Math and science::INF ML AI::probabilistic graphical models

Belief Networks (by Koller)

Koller's approach to Belief networks (which she calls Bayesian Networks) is more intuitive than Barber's. Consider the student model:

Difficulty: difficulty of a test. Grade: a course grade received by the student. SAT: the student's SAT score. Letter: whether the student's letter of recommendation from the course professor was positive or not. The professor only consults the student's recorded course grade.

Koller proceeds by enumerating the independent assumptions in this model.
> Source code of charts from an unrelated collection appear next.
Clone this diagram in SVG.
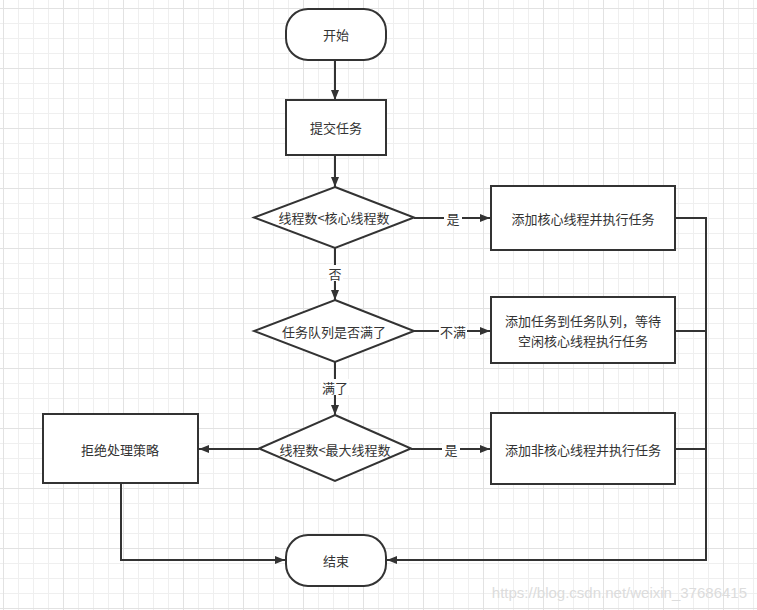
<svg xmlns="http://www.w3.org/2000/svg" width="757" height="610" viewBox="0 0 757 610">
<defs>
<pattern id="grid" x="3" y="8" width="60" height="60" patternUnits="userSpaceOnUse">
<path d="M15.5 0V60M30.5 0V60M45.5 0V60M0 15.5H60M0 30.5H60M0 45.5H60" stroke="#efefef" stroke-width="1" fill="none"/>
<path d="M0.5 0V60M0 0.5H60" stroke="#e2e2e2" stroke-width="1" fill="none"/>
</pattern>
<marker id="arr" viewBox="0 0 10 8" refX="10" refY="4" markerWidth="10" markerHeight="8" markerUnits="userSpaceOnUse" orient="auto">
<path d="M0 0L10 4L0 8Z" fill="#333"/>
</marker>
<style>
.n{fill:#fff;stroke:#333;stroke-width:2}
.t{font-family:"Noto Sans CJK SC","Liberation Sans",sans-serif;font-size:13px;fill:#333;text-anchor:middle;dominant-baseline:central}
.c{fill:none;stroke:#333;stroke-width:2}
.lb{fill:#fff}
</style>
</defs>
<rect width="757" height="610" fill="#fff"/>
<rect width="757" height="610" fill="url(#grid)"/>
<g id="connectors">
<path class="c" d="M335 60V100" marker-end="url(#arr)"/>
<path class="c" d="M335 155V187" marker-end="url(#arr)"/>
<path class="c" d="M335 248V300" marker-end="url(#arr)"/>
<path class="c" d="M335 362V415" marker-end="url(#arr)"/>
<path class="c" d="M414 218H490" marker-end="url(#arr)"/>
<path class="c" d="M414 331H490" marker-end="url(#arr)"/>
<path class="c" d="M411 449H490" marker-end="url(#arr)"/>
<path class="c" d="M259 449H199" marker-end="url(#arr)"/>
<path class="c" d="M675 218H706V560H387" marker-end="url(#arr)"/>
<path class="c" d="M675 331H706"/>
<path class="c" d="M675 449H706"/>
<path class="c" d="M121 484V560H285" marker-end="url(#arr)"/>
<rect class="lb" x="444" y="210" width="18" height="16"/>
<text class="t" x="453" y="218">是</text>
<rect class="lb" x="439" y="323" width="28" height="16"/>
<text class="t" x="453" y="331">不满</text>
<rect class="lb" x="442" y="441" width="18" height="16"/>
<text class="t" x="451" y="449">是</text>
<rect class="lb" x="327" y="265" width="16" height="16"/>
<text class="t" x="335" y="273">否</text>
<rect class="lb" x="321" y="379" width="28" height="16"/>
<text class="t" x="335" y="387">满了</text>
</g>
<g id="start">
<rect class="n" x="286" y="9" width="100" height="51" rx="22" ry="22"/>
<text class="t" x="336" y="34.5">开始</text>
</g>
<g id="submit">
<rect class="n" x="286" y="100" width="100" height="55"/>
<text class="t" x="336" y="127.5">提交任务</text>
</g>
<g id="d1">
<polygon class="n" points="335,187 414,217.5 335,248 254,217.5"/>
<text class="t" x="334" y="217.5">线程数&lt;核心线程数</text>
</g>
<g id="b1">
<rect class="n" x="491" y="186" width="184" height="64"/>
<text class="t" x="583" y="218">添加核心线程并执行任务</text>
</g>
<g id="d2">
<polygon class="n" points="335,300 414,331 335,362 254,331"/>
<text class="t" x="334" y="331">任务队列是否满了</text>
</g>
<g id="b2">
<rect class="n" x="491" y="297" width="184" height="66"/>
<text class="t" x="583" y="320.5">添加任务到任务队列，等待</text>
<text class="t" x="583" y="340">空闲核心线程执行任务</text>
</g>
<g id="d3">
<polygon class="n" points="335,415 411,448.5 335,481 259,448.5"/>
<text class="t" x="335" y="449">线程数&lt;最大线程数</text>
</g>
<g id="b3">
<rect class="n" x="491" y="413" width="184" height="71"/>
<text class="t" x="583" y="449">添加非核心线程并执行任务</text>
</g>
<g id="reject">
<rect class="n" x="43" y="414" width="155" height="69"/>
<text class="t" x="120" y="449">拒绝处理策略</text>
</g>
<g id="end">
<rect class="n" x="286" y="535" width="100" height="51" rx="22" ry="22"/>
<text class="t" x="336" y="560.5">结束</text>
</g>
<text x="747" y="598" font-family="Liberation Sans, sans-serif" font-size="15" fill="#dcdcdc" text-anchor="end">https://blog.csdn.net/weixin_37686415</text>
</svg>
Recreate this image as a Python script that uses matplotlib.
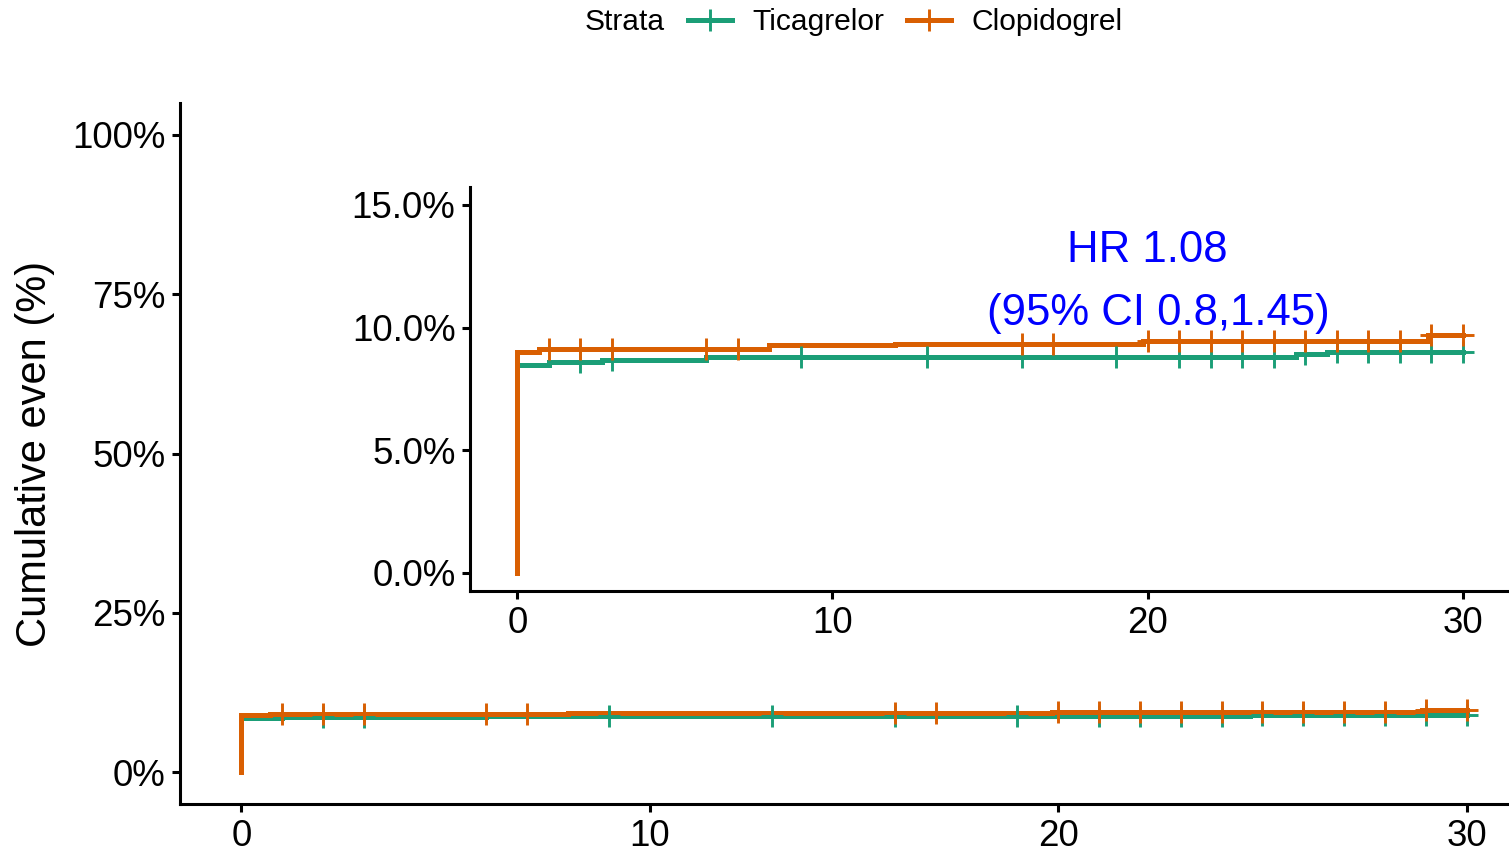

We can reason that:

The professor's recommendation letter depends only on the student's grade in the class.

This can be expressed as:

\[ (L \perp I, D, S \vert G) \]

In other words, once we know the student's grade, our beliefs about the quality of the recommendation letter are not influenced by information about any of the other variables.
The student's SAT score depends only on the student's intelligence:

\[ (S \perp D, G, L \vert I) \]
Once we know that a student has high intelligence, his SAT score gives no additional information towards predicting his grade:

\[ (G \perp S \vert I, D) \]
Intelligence is independent of the test difficulty:

\[ (I \perp D) \]
Knowing that a student is smart (or not) does not influence our beliefs in the test difficulty:

\[ (D \perp I, S) \]

Koller describes this whole thing in more detail. She explains how, intuitively, a parent variable "shields" its descendants from probabilistic influence from other variables. Once I know the value of the parents, no information relating directly or indirectly to the parents or other ancestors can influence my beliefs.

With this model in mind, the formal definition follows quite naturally.

Bayesian network, definition

A Bayesian network structure \( G \) is a directed acyclic graph whose nodes represent random variables \( X_1, ..., X_n \). Let \( Pa_{X_i}^G \) denote the parents of \( X_i \) in \( G \), and \( \operatorname{NonDescendants}_{X_i} \) denote the variables in the graph that are not descendants of \( X_i \). Then \( G \) encodes the following set of conditional independence assumptions, called the local independencies, and denoted by \( \mathcal{I}_{l}(G) \):

\[ \text{For each variable } X_i: (X_i \perp \operatorname{NonDescendants}_{X_i} |Pa_{X_i}^{G}) \]

In other words, the local independencies state that each node \( X_i \) is conditionally independent of its nondescendants given its parents.

For the student case, the independence statements are the 5 above.